The Constitutionalist Alternative in England
While France centralized power, England traveled a turbulent path toward limiting it. The Stuart dynasty’s claims to divine right, articulated by James I and aggressively pursued by Charles I, sparked chronic conflict with Parliament, which guarded its traditional privileges over taxation and legislation. This struggle erupted into the English Civil War (1642-1651), leading to Charles I’s execution and a republican interlude under Oliver Cromwell. The restoration of the monarchy in 1660 failed to settle the fundamental question of sovereignty, setting the stage for the Glorious Revolution of 1688-1689.
This bloodless revolution, which deposed James II and invited William III and Mary II to the throne, was the pivotal constitutional moment. Its cornerstone was the English Bill of Rights (1689), which established parliamentary sovereignty and created a true constitutional monarchy. The document explicitly barred the monarch from suspending laws, levying taxes, or maintaining a standing army without Parliament’s consent. It guaranteed free speech within Parliament, mandated frequent parliamentary sessions, and forbade cruel and unusual punishment. Crucially, it established that succession to the throne was subject to parliamentary statute, not divine right. This settlement, cemented by the 1701 Act of Settlement, made the crown dependent on Parliament, creating a system where law, not royal will, was supreme. The philosopher John Locke provided its theoretical justification, arguing that government was a social contract protecting natural rights and that the people had a right to rebel against tyranny.
A Republican Model: The Dutch Republic
Beyond the monarchy-versus-parliament framework, a third model flourished: a republican confederation. The United Provinces of the Netherlands, born from a protracted revolt against Spanish Habsburg rule, operated as a decentralized republic without a king. Sovereignty resided theoretically with the provincial estates (assemblies), dominated by wealthy merchants and urban patricians. The States General, a federal assembly, handled foreign policy and war, but required consensus, often making decisive action difficult. Leadership was provided by a stadtholder (usually from the House of Orange), a quasi-military executive position that sometimes veered toward monarchical power, especially during times of war.
Dutch republicanism was underpinned by extraordinary commercial wealth, religious toleration (compared to its contemporaries), and a vibrant civic culture. Its political system was oligarchic, not democratic, but it demonstrated that a major European power could thrive without a crowned head. The constant tension between the republican states and the Orange stadtholders mirrored, in a different key, the broader European conflict between centralized authority and distributed, representative governance.
Comparative Analysis: Resolving the Crisis of Authority
The seventeenth century is often called an “age of crisis,” marked by famine, war, and rebellion. Absolutism and constitutionalism were two distinct solutions to the fundamental problem of maintaining order and financing modern warfare. France’s absolutist solution concentrated all resources—financial, military, and symbolic—in the crown. This allowed for spectacular cultural projects and aggressive foreign policy but placed immense strain on state finances and society, burdens that would contribute to the French Revolution a century later.

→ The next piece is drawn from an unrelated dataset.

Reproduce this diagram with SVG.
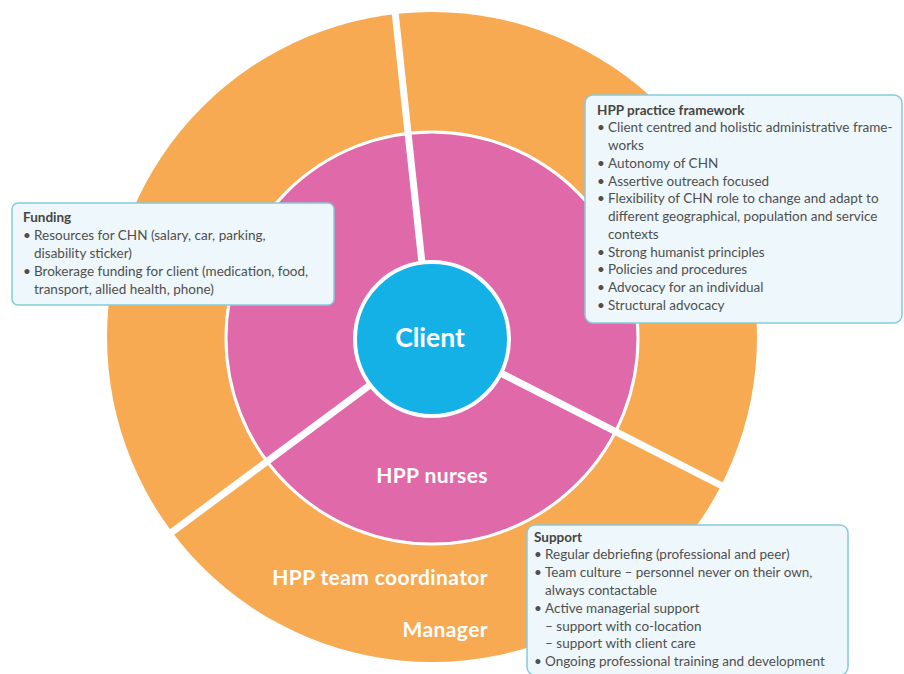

England’s constitutional solution, by contrast, created a partnership. Parliament, representing the landed and commercial elite, gained secure guarantees of its property and rights; in return, it provided the king with reliable tax revenue through a system it controlled. This created a more stable fiscal-military state, as seen in England’s rising power in the 18th century. The Dutch model proved that a commercial empire could be built on federalism and tolerance, though its lack of centralized coordination was a strategic weakness. In essence, absolutism sought to end conflict by eliminating political competitors, while constitutionalism sought to manage conflict through institutionalized negotiation and the rule of law.
Common Pitfalls
- Equating Absolutism with Tyranny or Totalitarianism: While absolute monarchs had few legal constraints, they were still limited by practical realities: customary law, the need to manage elites, inefficient bureaucracies, and technological limits. They did not have the totalitarian capacity for surveillance and social control seen in the 20th century.
- Seeing the Glorious Revolution as a Democratic Revolution: The revolution of 1688-89 was not democratic; it entrenched the power of a wealthy, propertied aristocracy and gentry in Parliament. It secured rights for Parliament and the elite, not for the common people. True democracy was a development centuries later.

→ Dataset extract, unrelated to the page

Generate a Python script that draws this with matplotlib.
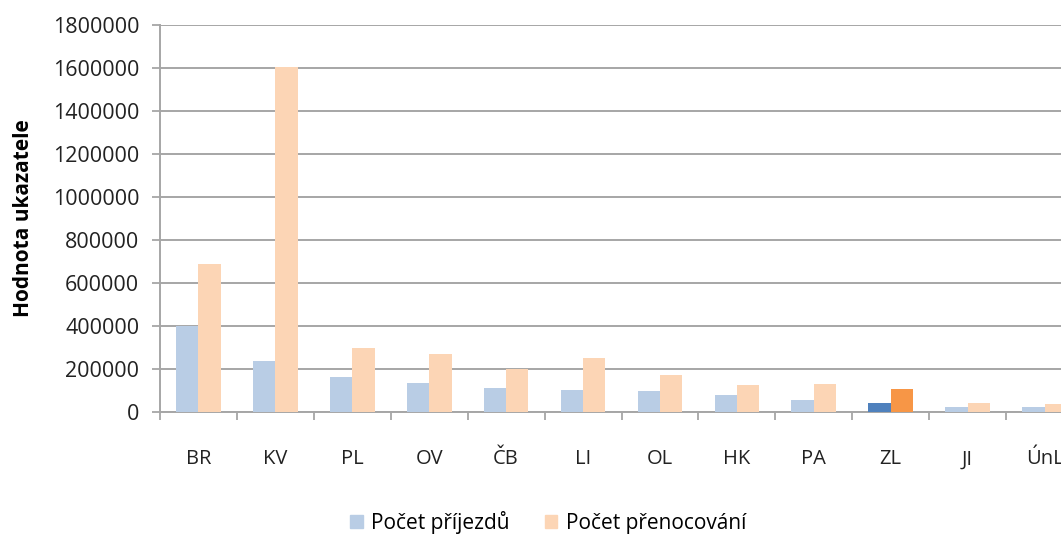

- Overstating the Uniqueness of Models: States often exhibited hybrid features. For instance, Brandenburg-Prussia developed a highly militarized absolutism but with a powerful, cooperative landed nobility (the Junkers). Sweden under the Riksdag had a form of constitutional monarchy that periodically shifted toward absolutism.
- Ignoring the International Context: These political developments were not isolated. The constant warfare of the period—like the Thirty Years’ War and Louis XIV’s conflicts—was a primary driver for states to seek more efficient ways to extract resources, pushing both absolutist and constitutional models toward greater administrative capacity.
Summary
- The seventeenth century presented a fundamental political crisis in Europe, resolved through two primary models: absolutism, which centralized power in a divinely-sanctioned monarch, and constitutionalism, which distributed authority under a framework of law.
- France under Louis XIV became the archetype of absolutism, using ideology (divine right), administration (loyal bureaucrats), and culture (the court at Versailles) to consolidate royal power and subordinate the nobility.
- England’s Glorious Revolution established the principle of parliamentary sovereignty and a constitutional monarchy through the Bill of Rights, making the crown legally dependent on Parliament and rejecting the doctrine of divine right.
- The Dutch Republic offered a significant non-monarchical alternative, a decentralized republican confederation where merchant oligarchs held power, demonstrating that commercial success and great power status could exist without a king.
- These divergent paths created long-term legacies: absolutist centralization in France led to state strength but eventual revolutionary upheaval, while England’s constitutional settlement fostered political stability that underpinned its later imperial and industrial power.